The cult began in the late 1980s as Ugandan Paulo Kashakun claimed to have visions of
his deceased daughter who told him he would have visions of Heaven.
Although he did not have visions of Heaven, he reported to have visions of Jesus Christ,
the Virgin Mary and Saint Joseph.
Kashakun's other daughter, Credonia Mwerinde, a former prostitute, also reported seeing
visions of the Virgin Mary.
Although she failed to convince the Vatican, Kashakun instructed her to spread the word
across the country.
Joseph Kibweteere, a failed politician, believed Mwerinde fanatically and together they formed
the cult called the Movement for the Restoration of the Ten Commandments of God.
Kibwerteere claimed to also have visions of the Virgin Mary so the two set off to spread
the word of the upcoming apocalypse.
A new member, Dominic Kataribabo, an esteemed priest armed with a PhD from a US university,
helped drew in new members to the group.
The group soon expanded into a prosperous community in the early 1990s.
Villagers described the believers to be disciplined, amiable and not cause any trouble.
The members were told to sell their property, including Kibweteere himself, who sold his
property to buy a pineapple and banana plantation.
The followers lived on this and until 1992 when the village elders forced them to move
to the Kanungu District where they built homes, churches, and a primary school.
Since the main teachings were from the bible, particularly the Ten Commandments, members
took this very seriously.
They were discouraged to speak so that they don't break the ninth commandment which
is 'Thou shalt not bear false witness against thy neighbour'.
So on some days, communication was by sign language.
They also fasted regularly, with one meal eaten on Mondays and Fridays.
Sex and the use of soap were also forbidden.

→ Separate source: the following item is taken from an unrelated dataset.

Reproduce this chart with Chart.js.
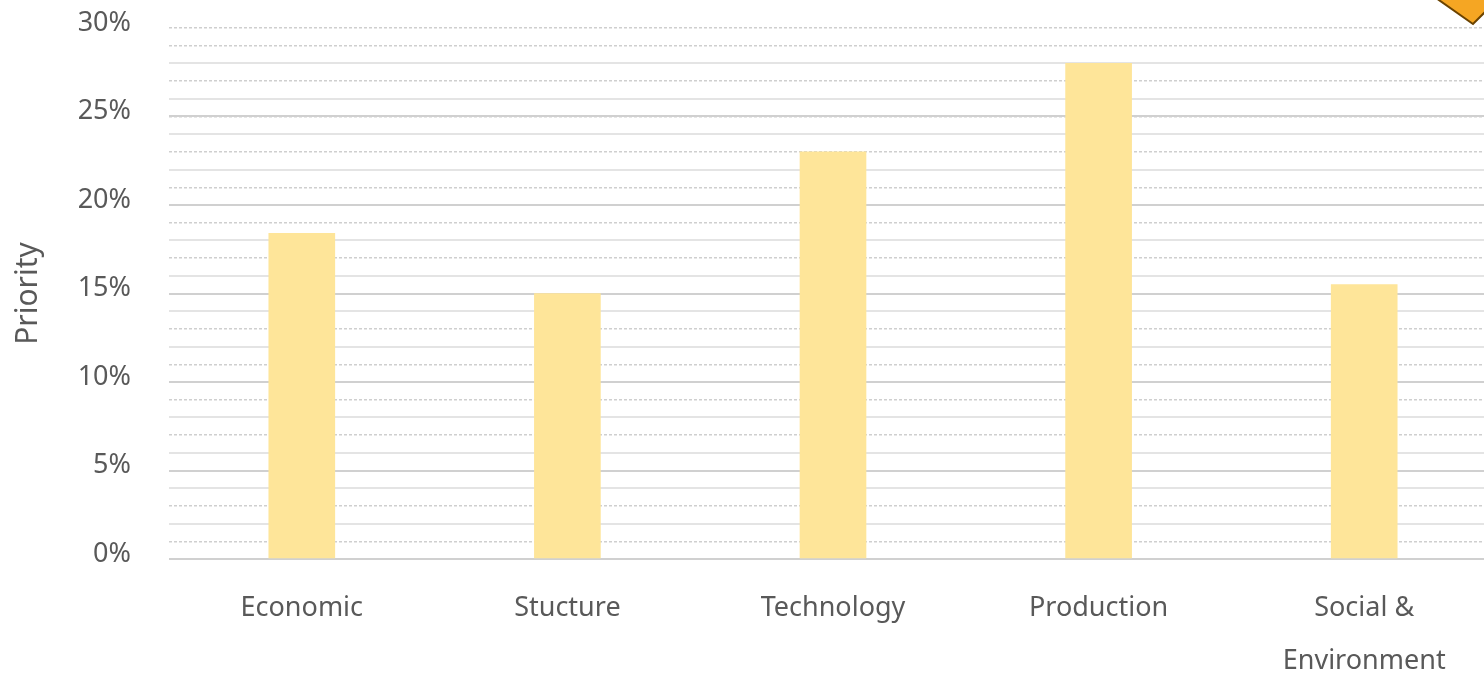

Members had to rise at 3 a.m and pray for three hours before beginning work in the fields.
A follower of the group reported that the followers had been dying of malnutrition and
many were ill.
In 1997, the group had approximately 5000 members.
As the new millennium closed in, the group leaders encouraged members to repent their
sins and prepare for the inevitable apocalypse.
All work stopped and members were instructed to sell their belongings cheaply.
But as the year 2000 came and went with no signs of the end, members began questioning
their leaders, ceased payment to the church and some even demanded their money back.
Mwerinde and Kibweteere then set a new date for the apocalypse as the 17th March 2000
where they planned a huge celebration for the coming end.
Because of the revision of the predicted date, it lead to some members doubting the leaders.
This classed them as 'traitors' who were then killed in waves before the 17th of March.
Their bodies have been found in several mass graves.
Those who were deemed too weak were also killed but without being classed as a 'traitor'.
Now, on the night of the 15th, there was a party held in the new church where they reported
to have consumed three bulls and an ample amount of Coca Cola.
The remaining members gathered the next night and prayed until the early morning.
March 17th, 10.30 am.
A huge explosion was heard by local villagers and a fire engulfed the newly built church
with all the members of the Movement still inside.
530 people including children and allegedly the leaders all perished in the flames.
The windows and doors had been sealed.
At the time, it is unknown whether this was a cult suicide or mass murder.
Many other bodies emerged as the Ugandan police force searched the properties of those involved
in the Movement.
On the 24th of March, 153 bodies were discovered in mass graves.
Two days later another 155 bodies were uncovered.
Weeks later, the police determined that this was a mass murder committed by the group leaders.
When the doomsday prediction failed to come true, they murdered their followers while
probably still making it seemed like its the end of the world.
Thus the police was led to believe that both Kibweteere and Mwerinde could still be alive
resulting in an international warrant for their arrest.